From Passive Content to Participatory Worlds

For decades, children’s media has largely been one directional. Books are read. Audio stories are played. Videos are watched. Even many “interactive” educational tools operate within narrow choice trees. The child selects an option, and prewritten content responds.

Evie breaks this pattern by replacing fixed scripts with generative narrative intelligence. The child is not choosing from branches. The child is co authoring the story in real time. When a child asks how a birthday might be celebrated under the sea, the response is not a stored answer. It is an improvised narrative shaped by the child’s language, curiosity, and emotional cues.

This matters because childhood cognition is built through play, imagination, and conversation. Children learn by pretending, by asking why repeatedly, and by testing ideas through stories. Traditional AI assistants often flatten this process into transactional question answering. Evie restores the messiness and richness of how children actually think.

Why This Is a New Category, Not Just a New Toy

Calling Evie a toy undersells what is happening. Calling it an AI tutor misses the point. The defining feature of this product is not intelligence alone, but orchestration. The dual character co performance system allows two characters to appear simultaneously, each offering a different worldview. A scientific explanation can coexist with a mythological one. A moral question can be explored through conflicting perspectives rather than a single correct answer.

This is why the term “AI small theater” is useful. A theater is not just a story. It is a space where roles interact, conflict emerges, and meaning is negotiated. Evie transforms AI from a speaker into a stage.

Screen Free Intelligence and Parental Trust

One of the more understated but consequential design choices is that Evie is screen free. In a market saturated with tablets and apps, removing the visual interface is not a limitation. It is a statement.

Parents increasingly worry not just about content quality, but about attention patterns. Screens encourage rapid switching, visual overstimulation, and passive consumption. A voice first AI theater shifts attention back to listening, speaking, and imagining. The child must actively participate to keep the story alive.

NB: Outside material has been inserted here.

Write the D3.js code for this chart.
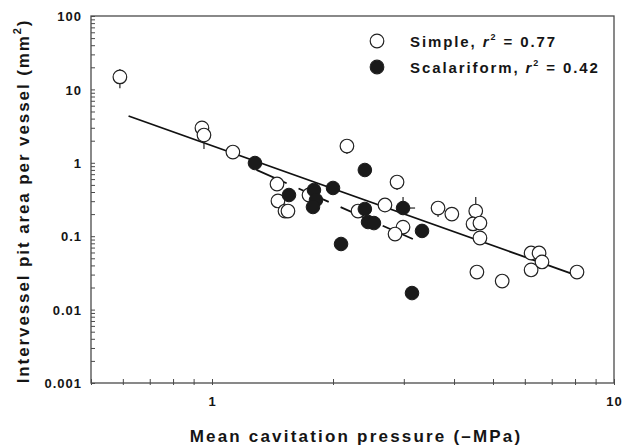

Evie reinforces this trust with its parent insight system. Growth is not abstract. Vocabulary, logic, creativity, emotional expression, and communication are visualized over time. Parents can review conversation histories and observe how interests evolve. This reframes AI from a black box into a shared developmental mirror.

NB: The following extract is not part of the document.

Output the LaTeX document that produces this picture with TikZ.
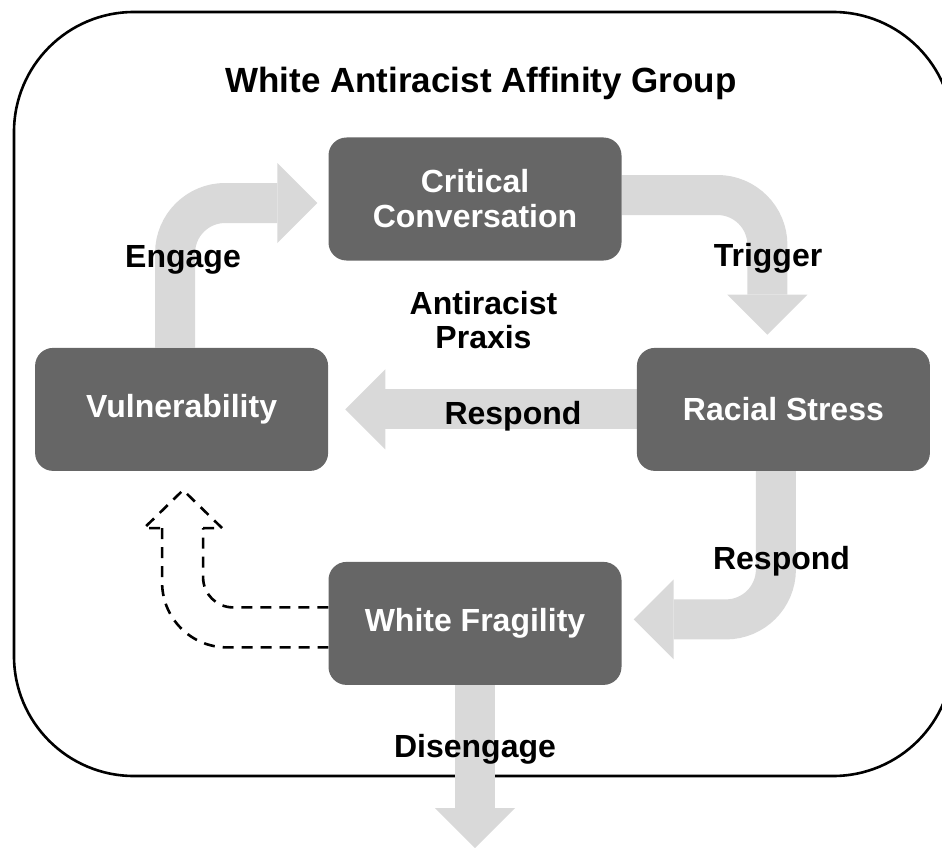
\documentclass[tikz,border=0pt]{standalone}
\usepackage{fontspec}
\setmainfont{Liberation Sans}
\usetikzlibrary{arrows.meta,positioning,calc,backgrounds}
\definecolor{boxgray}{HTML}{666666}
\definecolor{flowgray}{HTML}{D9D9D9}

\begin{document}
\begin{tikzpicture}[
  x=1pt, y=-1pt,
  box/.style={fill=boxgray,rounded corners=18pt,align=center,text=white,
              font=\fontsize{32}{35}\selectfont\bfseries,
              minimum width=293pt,minimum height=123pt,inner sep=0pt},
  lbl/.style={font=\fontsize{32}{34}\selectfont\bfseries,align=center,inner sep=0pt},
  flow/.style={draw=flowgray,line width=40pt,rounded corners=50pt,
               -{Triangle[width=80pt,length=40pt,line width=0pt]}},
  dashln/.style={line width=2.6pt,dash pattern=on 11pt off 8pt}]
\useasboundingbox (0,0) rectangle (942,848);
\node[box] (crit) at (475,199) {Critical\\ Conversation};
\node[box,below left=87pt and 0pt of crit] (vul) {Vulnerability};
\node[box,below right=87pt and 15pt of crit] (stress) {Racial Stress};
\node[box,below=301pt of crit] (frag) {White Fragility};
\node[lbl,anchor=base,font=\fontsize{35}{38}\selectfont\bfseries] (title) at (481,93)
      {White Antiracist Affinity Group};
\node[lbl,anchor=base] (engage) at (183,267) {Engage};
\node[lbl,anchor=base] (trigger) at (768,266) {Trigger};
\node[lbl] (praxis) at (483.5,320) {Antiracist\\ Praxis};
\node[lbl,anchor=base] (respmid) at (513,424) {Respond};
\node[lbl,anchor=base] (respright) at (781.5,569) {Respond};
\node[lbl,anchor=base] (diseng) at (475,757) {Disengage};
\coordinate (exit) at (475,848);
\coordinate (tip) at ([xshift=1.5pt,yshift=-19pt]vul.south);
\begin{scope}[on background layer]
\draw[line width=2.6pt,rounded corners=120pt] (14,12) rectangle (953,776);
\draw[flow] ([xshift=-6.5pt]vul.north) |- ([xshift=-11pt,yshift=-4pt]crit.west);
\draw[flow] ([yshift=4pt]crit.east) -| ([xshift=-16pt,yshift=13pt]stress.north);
\draw[flow] (stress.west) -- ([xshift=17pt]vul.east);
\draw[flow] ([xshift=-7.5pt]stress.south) |- ([xshift=12pt,yshift=4pt]frag.east);
\draw[flow] (frag.south) -- (exit);
\end{scope}
% hollow dashed arrow back to vulnerability
\draw[dashln,rounded corners=30pt] ([yshift=16pt]frag.west) -| ($(tip)+(20,38)$);
\draw[dashln] ($(tip)+(20,38)$) -- ($(tip)+(39,38)$) -- (tip) -- ($(tip)+(-39,38)$)
      -- ($(tip)+(-21,38)$);
\draw[dashln,rounded corners=65pt] ($(tip)+(-21,38)$) |- ([yshift=-24pt]frag.west);
\end{tikzpicture}
\end{document}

The Cognitive Impact on Children

The most profound impact of the AI small theater model may lie in how it shapes thinking patterns. When children interact with multiple characters offering different explanations, they are exposed early to pluralism. There is not always one answer. There are perspectives.

This is fundamentally different from search based learning. Instead of retrieving facts, children experience reasoning as dialogue. Instead of memorizing conclusions, they witness how ideas are constructed, challenged, and refined. Over time, this can nurture critical thinking, empathy, and narrative intelligence.

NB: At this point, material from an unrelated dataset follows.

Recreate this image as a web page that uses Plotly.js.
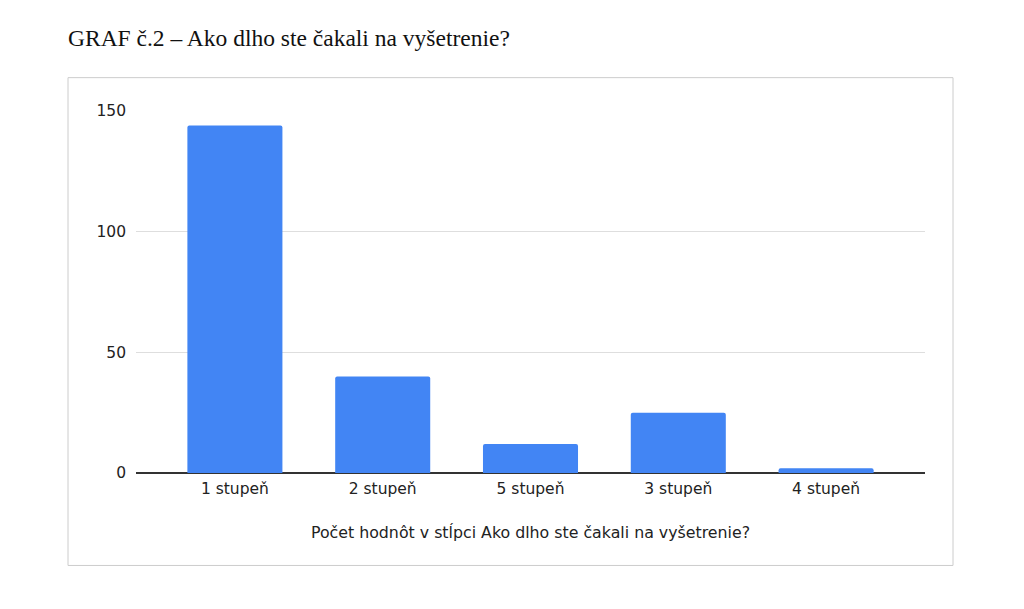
<!DOCTYPE html>
<html>
<head>
<meta charset="utf-8">
<script src="https://cdn.plot.ly/plotly-3.0.1.min.js"></script>
<style>
  html, body { margin: 0; padding: 0; background: #ffffff; }
  #chart { width: 1024px; height: 609px; }
</style>
</head>
<body>
<div id="chart"></div>
<script>
const categories = ["1 stupeň", "2 stupeň", "5 stupeň", "3 stupeň", "4 stupeň"];
const counts = [144, 40, 12, 25, 2];
const yTickValues = [0, 50, 100, 150];
const chartTitle = "GRAF č.2 – Ako dlho ste čakali na vyšetrenie?";
const xAxisTitle = "Počet hodnôt v stĺpci Ako dlho ste čakali na vyšetrenie?";

const W = 1024, H = 609;
const L = 136, R = 99, T = 111.3, B = 136.3;
const pw = W - L - R, ph = H - T - B;
function px(x) { return (x - L) / pw; }
function py(y) { return (H - B - y) / ph; }

const trace = {
  type: "bar",
  x: categories,
  y: counts,
  marker: { color: "#4285F4", cornerradius: 2 },
  hoverinfo: "x+y"
};

const sideUnits = 25 / 147.75;
const layout = {
  width: W,
  height: H,
  margin: { l: L, r: R, t: T, b: B, pad: 0 },
  paper_bgcolor: "#ffffff",
  plot_bgcolor: "#ffffff",
  showlegend: false,
  bargap: 0.357,
  font: { family: "DejaVu Sans, Arial, sans-serif", color: "#222222", size: 15.5 },
  title: {
    text: chartTitle,
    font: { family: "Liberation Serif, Times New Roman, serif", size: 23.5, color: "#111111" },
    xref: "container", yref: "container",
    x: 68 / W, xanchor: "left",
    y: 1 - 38 / H, yanchor: "middle"
  },
  xaxis: {
    type: "category",
    range: [-0.5 - sideUnits, categories.length - 0.5 + sideUnits],
    showgrid: false,
    showline: false,
    zeroline: false,
    ticks: "",
    ticklabelstandoff: 4,
    tickfont: { size: 15.5, color: "#222222" },
    title: { text: xAxisTitle, font: { size: 15.8, color: "#222222" }, standoff: 30 },
    fixedrange: true
  },
  yaxis: {
    range: [0, 150],
    tickvals: yTickValues,
    ticktext: yTickValues.map(String),
    showgrid: true,
    gridcolor: "#dedede",
    gridwidth: 1,
    zeroline: true,
    zerolinecolor: "#333333",
    zerolinewidth: 1.2,
    showline: false,
    ticks: "",
    ticklabelstandoff: 9,
    tickfont: { size: 15.5, color: "#222222" },
    fixedrange: true
  },
  shapes: [{
    type: "rect",
    xref: "paper", yref: "paper",
    x0: px(68), x1: px(953),
    y0: py(565), y1: py(78),
    line: { color: "#cccccc", width: 1 },
    fillcolor: "rgba(0,0,0,0)",
    layer: "below"
  }]
};

Plotly.newPlot("chart", [trace], layout, { displayModeBar: false, staticPlot: true });
</script>
</body>
</html>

Equally important is emotional development. By conversing with characters that express curiosity, doubt, kindness, or conflict, children practice emotional reasoning in a safe environment. Discussing loneliness with a fictional character or fairness through a story creates distance that makes reflection easier.

A Quiet Redefinition of AI’s Role

Evie’s Magical Tale does not feel disruptive in the loud sense. There is no shock. No grand claims about replacing teachers or parents. And that may be its greatest strength.

By aligning AI with how children naturally explore the world, it normalizes intelligence as something you talk with, imagine with, and grow alongside. If widely adopted, the AI small theater could redefine the first emotional and intellectual relationship many humans have with artificial intelligence.

The long term consequence is not faster learning, but different learning. Not efficiency, but depth. Not answers, but conversations.

In that sense, Evie is less about stories and more about shaping how a generation experiences intelligence itself.